ぜんぶ

2013-04-05

 

アン・ハサウェイが雑誌のアンケートで、「好きな音楽は?」という質問に「全部」というような答え方をしていた。そういう答え方は新鮮だった。

音楽っていうものが好き、ということ。

知っているのも知らないのも、これから知るものも、死ぬまで知らないものも果てしなく無限にあるなかで、「全部」と言うことの、気持ちのよさ。

“全部”というのは概念でしかなく、この世のあらゆることを把握している人物は、たぶんいない。
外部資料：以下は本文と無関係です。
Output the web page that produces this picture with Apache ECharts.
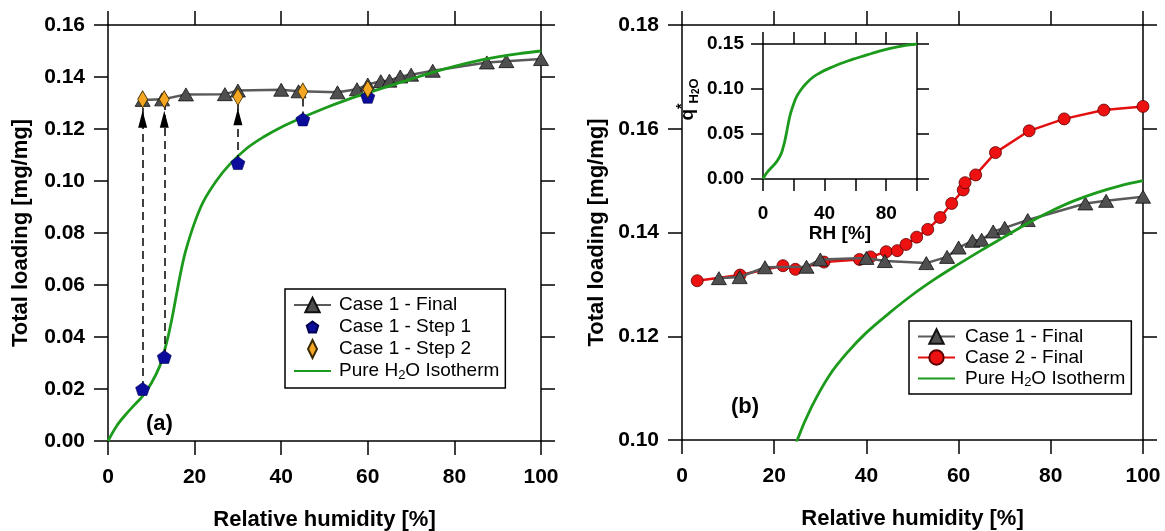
<!DOCTYPE html>
<html>
<head>
<meta charset="utf-8">
<script src="https://cdn.jsdelivr.net/npm/echarts@6/dist/echarts.min.js"></script>
<style>
  html, body { margin: 0; padding: 0; background: #fff; }
  #chart { width: 1165px; height: 531px; }
</style>
</head>
<body>
<div id="chart"></div>
<script>
// ---- data ----
const rhTicks = [0, 20, 40, 60, 80, 100];

// Case 1 - Final (total loading after both steps)
const case1FinalRH = [8, 12.5, 18, 27, 30, 40, 44, 53, 57.5, 60, 63, 65, 67.5, 70, 75, 87.5, 92, 100];
const case1FinalQ  = [0.1312, 0.1314, 0.1333, 0.1334, 0.1348, 0.1351, 0.1345, 0.1341, 0.1353, 0.1371,
                      0.1384, 0.1386, 0.1402, 0.1409, 0.1424, 0.1456, 0.1461, 0.1469];

// Case 1 - Step 1 / Step 2
const case1StepRH = [8, 13, 30, 45, 60];
const case1Step1Q = [0.0200, 0.0323, 0.1069, 0.1237, 0.1324];
const case1Step2Q = [0.1314, 0.1314, 0.1324, 0.1344, 0.1353];

// Case 2 - Final
const case2FinalRH = [3.3, 12.6, 21.9, 24.6, 30.8, 38.5, 40.9, 44.3, 46.7, 48.6, 50.9, 53.3, 56, 58.5,
                      61, 61.4, 63.7, 68, 75.3, 82.9, 91.5, 100];
const case2FinalQ  = [0.1307, 0.1318, 0.1336, 0.1329, 0.1343, 0.1348, 0.1353, 0.1363, 0.1365, 0.1377,
                      0.1391, 0.1406, 0.1429, 0.1456, 0.1482, 0.1496, 0.1511, 0.1554, 0.1596, 0.1619,
                      0.1636, 0.1643];

// Pure H2O isotherm
const isoRH = [0, 2, 4, 6, 8, 10, 12, 13, 14, 15, 16, 17, 18, 20, 22, 25, 28, 32, 36, 40, 45, 50, 55, 60,
               65, 70, 75, 80, 85, 90, 95, 100];
const isoQ  = [0, 0.0058, 0.0100, 0.0137, 0.0173, 0.0222, 0.0290, 0.0345, 0.0410, 0.0490, 0.0580, 0.0665,
               0.0735, 0.0840, 0.0920, 0.1000, 0.1062, 0.1125, 0.1170, 0.1207, 0.1245, 0.1280, 0.1311,
               0.1339, 0.1366, 0.1392, 0.1418, 0.1441, 0.1461, 0.1477, 0.1490, 0.1500];

const leftYTicks  = [0, 0.02, 0.04, 0.06, 0.08, 0.10, 0.12, 0.14, 0.16];
const rightYTicks = [0.10, 0.12, 0.14, 0.16, 0.18];
const insetYTicks = [0, 0.05, 0.10, 0.15];
const insetXLabels = [0, 40, 80];

// ---- helpers ----
const FONT = "'Liberation Sans', Arial, sans-serif";
const zip = (xs, ys) => xs.map((x, i) => [x, ys[i]]);
const PENTAGON = 'path://M50,0 L97.6,34.5 L79.4,90.5 L20.6,90.5 L2.4,34.5 Z';
// same pentagon with empty margin points so the legend icon comes out smaller
const PENTAGON_ICON = 'path://M-28,-30 M128,120 M50,0 L97.6,34.5 L79.4,90.5 L20.6,90.5 L2.4,34.5 Z';
const DIAMOND = 'path://M5,0 L10,10 L5,20 L0,10 Z';

function frameAxes(dim, grid, ticks, opts) {
  // a labelled axis plus its mirrored partner, both with outward ticks
  const base = {
    type: 'value', gridIndex: grid,
    min: ticks[0], max: ticks[ticks.length - 1], interval: ticks[1] - ticks[0],
    axisLine: { show: true, onZero: false, lineStyle: { color: '#000', width: 1.5 } },
    axisTick: { show: true, inside: false, length: opts.tick, lineStyle: { color: '#000', width: 1.5 } },
    splitLine: { show: false }
  };
  const main = Object.assign({}, base, {
    position: dim === 'x' ? 'bottom' : 'left',
    axisLabel: {
      show: true, color: '#000', fontFamily: FONT, fontWeight: 'bold', fontSize: opts.font,
      margin: opts.margin, formatter: opts.fmt
    }
  }, opts.name ? {
    name: opts.name, nameLocation: 'middle', nameGap: opts.nameGap,
    nameRotate: dim === 'y' ? 90 : 0,
    nameTextStyle: Object.assign({ color: '#000', fontFamily: FONT, fontWeight: 'bold', fontSize: opts.nameFont }, opts.nameStyle || {})
  } : {});
  const mirror = Object.assign({}, base, {
    position: dim === 'x' ? 'top' : 'right',
    axisLabel: { show: false }
  });
  return [main, mirror];
}

const fix2 = v => v.toFixed(2);

const xAxes = [].concat(
  frameAxes('x', 0, rhTicks, { tick: 14, font: 21, margin: 26, fmt: v => String(v),
    name: 'Relative humidity [%]', nameGap: 68, nameFont: 22 }),
  frameAxes('x', 1, rhTicks, { tick: 14, font: 21, margin: 26, fmt: v => String(v),
    name: 'Relative humidity [%]', nameGap: 68, nameFont: 22 }),
  frameAxes('x', 2, rhTicks, { tick: 12, font: 19, margin: 25,
    fmt: v => insetXLabels.indexOf(v) >= 0 ? String(v) : '',
    name: 'RH [%]', nameGap: 36, nameFont: 19 })
);

const yAxes = [].concat(
  frameAxes('y', 0, leftYTicks, { tick: 14, font: 21, margin: 23, fmt: fix2,
    name: 'Total loading [mg/mg]', nameGap: 76, nameFont: 22 }),
  frameAxes('y', 1, rightYTicks, { tick: 14, font: 21, margin: 23, fmt: fix2,
    name: 'Total loading [mg/mg]', nameGap: 74, nameFont: 22 }),
  frameAxes('y', 2, insetYTicks, { tick: 12, font: 19, margin: 19, fmt: fix2,
    name: '{q|q}{sup|*}{sub|H}{sub2|2}{sub|O}', nameGap: 62, nameFont: 19,
    nameStyle: {
      padding: [0, 0, 0, 24],
      rich: {
        q:    { fontFamily: FONT, fontWeight: 'bold', fontSize: 19, lineHeight: 26, color: '#000' },
        sup:  { fontFamily: FONT, fontWeight: 'bold', fontSize: 14, lineHeight: 12, verticalAlign: 'top', color: '#000' },
        sub:  { fontFamily: FONT, fontWeight: 'bold', fontSize: 13, lineHeight: 14, verticalAlign: 'bottom', color: '#000' },
        sub2: { fontFamily: FONT, fontWeight: 'bold', fontSize: 10, lineHeight: 9, verticalAlign: 'bottom', color: '#000' }
      }
    } })
);

const legendRich = {
  sub: { fontFamily: FONT, fontSize: 13, lineHeight: 10, verticalAlign: 'bottom', color: '#000' }
};
const legendFmt = name => name.replace('H2O', 'H{sub|2}O');
const isoLegendItem = { name: 'Pure H2O Isotherm', itemStyle: { opacity: 0 } };

const case1Style = {
  symbol: 'triangle', symbolSize: [15, 13],
  itemStyle: { color: '#4f4f4f', borderColor: '#111', borderWidth: 0.8 },
  lineStyle: { color: '#5a5a5a', width: 2.5 }
};
const isoStyle = {
  type: 'line', smooth: 0.35, symbol: 'none', showSymbol: false,
  itemStyle: { color: '#1c9a1c' },
  lineStyle: { color: '#1c9a1c', width: 2.8 }
};

// arrows from step 1 to step 2 (heads only where the gap leaves room)
const arrowLines = case1StepRH.map((r, i) => ({ coords: [[r, case1Step1Q[i]], [r, case1Step2Q[i]]] }));
const arrowHeads = case1StepRH
  .map((r, i) => [r, case1Step2Q[i], case1Step2Q[i] - case1Step1Q[i]])
  .filter(d => d[2] > 0.02)
  .map(d => [d[0], d[1]]);

const legendBase = {
  orient: 'vertical', selectedMode: false, itemGap: 0, itemWidth: 37, itemHeight: 18,
  borderColor: '#000', borderWidth: 1.5, borderRadius: 0, backgroundColor: '#fff',
  formatter: legendFmt
};

const gridBase = { containLabel: false, outerBoundsMode: 'none' };

const option = {
  animation: false,
  backgroundColor: '#fff',
  grid: [
    Object.assign({ left: 108, top: 25, width: 433, height: 416 }, gridBase),
    Object.assign({ left: 682, top: 25, width: 461, height: 415 }, gridBase),
    Object.assign({ left: 763, top: 44, width: 154, height: 135 }, gridBase)
  ],
  xAxis: xAxes,
  yAxis: yAxes,
  title: [
    { text: '(a)', left: 141, top: 408, textStyle: { fontFamily: FONT, fontWeight: 'bold', fontSize: 22, color: '#000' } },
    { text: '(b)', left: 726, top: 391, textStyle: { fontFamily: FONT, fontWeight: 'bold', fontSize: 22, color: '#000' } }
  ],
  legend: [
    Object.assign({}, legendBase, {
      left: 285, top: 289, padding: [5, 6, 6, 8],
      data: ['Case 1 - Final', { name: 'Case 1 - Step 1', icon: PENTAGON_ICON }, 'Case 1 - Step 2', isoLegendItem],
      textStyle: { fontFamily: FONT, fontSize: 19, color: '#000', lineHeight: 22, padding: [0, 0, 0, 3], rich: legendRich }
    }),
    Object.assign({}, legendBase, {
      left: 909, top: 321, padding: [5, 6, 5, 8],
      data: ['Case 1 - Final', 'Case 2 - Final', isoLegendItem],
      textStyle: { fontFamily: FONT, fontSize: 19, color: '#000', lineHeight: 21, padding: [0, 0, 0, 5], rich: legendRich }
    })
  ],
  series: [
    // ---- panel (a) ----
    Object.assign({
      name: 'Case 1 - Final', type: 'line', xAxisIndex: 0, yAxisIndex: 0, z: 2,
      data: zip(case1FinalRH, case1FinalQ)
    }, case1Style),
    Object.assign({
      name: 'Pure H2O Isotherm', xAxisIndex: 0, yAxisIndex: 0, z: 3,
      data: zip(isoRH, isoQ)
    }, isoStyle),
    {
      name: 'step arrows', type: 'lines', coordinateSystem: 'cartesian2d', xAxisIndex: 0, yAxisIndex: 0, z: 4,
      symbol: 'none', lineStyle: { color: '#000', width: 1.5, type: [8, 5], opacity: 1 },
      data: arrowLines
    },
    {
      name: 'Case 1 - Step 1', type: 'scatter', xAxisIndex: 0, yAxisIndex: 0, z: 5,
      symbol: PENTAGON, symbolSize: [14, 13],
      itemStyle: { color: '#0b0b9c', borderColor: '#000050', borderWidth: 0.6, opacity: 1 },
      data: zip(case1StepRH, case1Step1Q)
    },
    {
      name: 'arrow heads', type: 'scatter', xAxisIndex: 0, yAxisIndex: 0, z: 5,
      symbol: 'triangle', symbolSize: [9, 17], symbolOffset: [0, 20],
      itemStyle: { color: '#000', opacity: 1 },
      data: arrowHeads
    },
    {
      name: 'Case 1 - Step 2', type: 'scatter', xAxisIndex: 0, yAxisIndex: 0, z: 6,
      symbol: DIAMOND, symbolSize: [10, 17],
      itemStyle: { color: '#f5a623', borderColor: '#3a2a00', borderWidth: 0.8, opacity: 1 },
      data: zip(case1StepRH, case1Step2Q)
    },

    // ---- panel (b) ----
    {
      name: 'Case 2 - Final', type: 'line', xAxisIndex: 2, yAxisIndex: 2, z: 2,
      symbol: 'circle', symbolSize: 12,
      itemStyle: { color: '#ee1111', borderColor: '#5a0000', borderWidth: 0.8 },
      lineStyle: { color: '#e41010', width: 2.5 },
      data: zip(case2FinalRH, case2FinalQ)
    },
    Object.assign({
      name: 'Case 1 - Final', type: 'line', xAxisIndex: 2, yAxisIndex: 2, z: 3,
      data: zip(case1FinalRH, case1FinalQ)
    }, case1Style),
    Object.assign({
      name: 'Pure H2O Isotherm', xAxisIndex: 2, yAxisIndex: 2, z: 4, clip: true,
      data: zip(isoRH, isoQ)
    }, isoStyle),

    // ---- inset ----
    Object.assign({
      name: 'inset isotherm', xAxisIndex: 4, yAxisIndex: 4, z: 4,
      data: zip(isoRH, isoQ)
    }, isoStyle)
  ]
};

const chart = echarts.init(document.getElementById('chart'), null, { renderer: 'canvas' });
chart.setOption(option);
</script>
</body>
</html>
“ぜんぶ”には、未知のものの存在へのたしかで柔らかな予感が含まれている。

何か一つか二つかのことについて、猛烈に深く詳しく突っ込んで熱狂的に知らなきゃならないっていうのは、そういう志向の人もいるというだけで、誰もがみんな「○○が好き」っていうわけではない。ある人が音楽についてはとても厳密な好みがあったとしても、別の部分においてもそうとは限らない。「好きな魚は何ですか?」と聞かれて、「何でも好きだけど、どっちかっていうと白身魚のほうが好きかな」というくらいの塩梅。

「全部好き」と言う、大らかな楽天性がわたしは好きだ。

世界に向かって穴が開いている。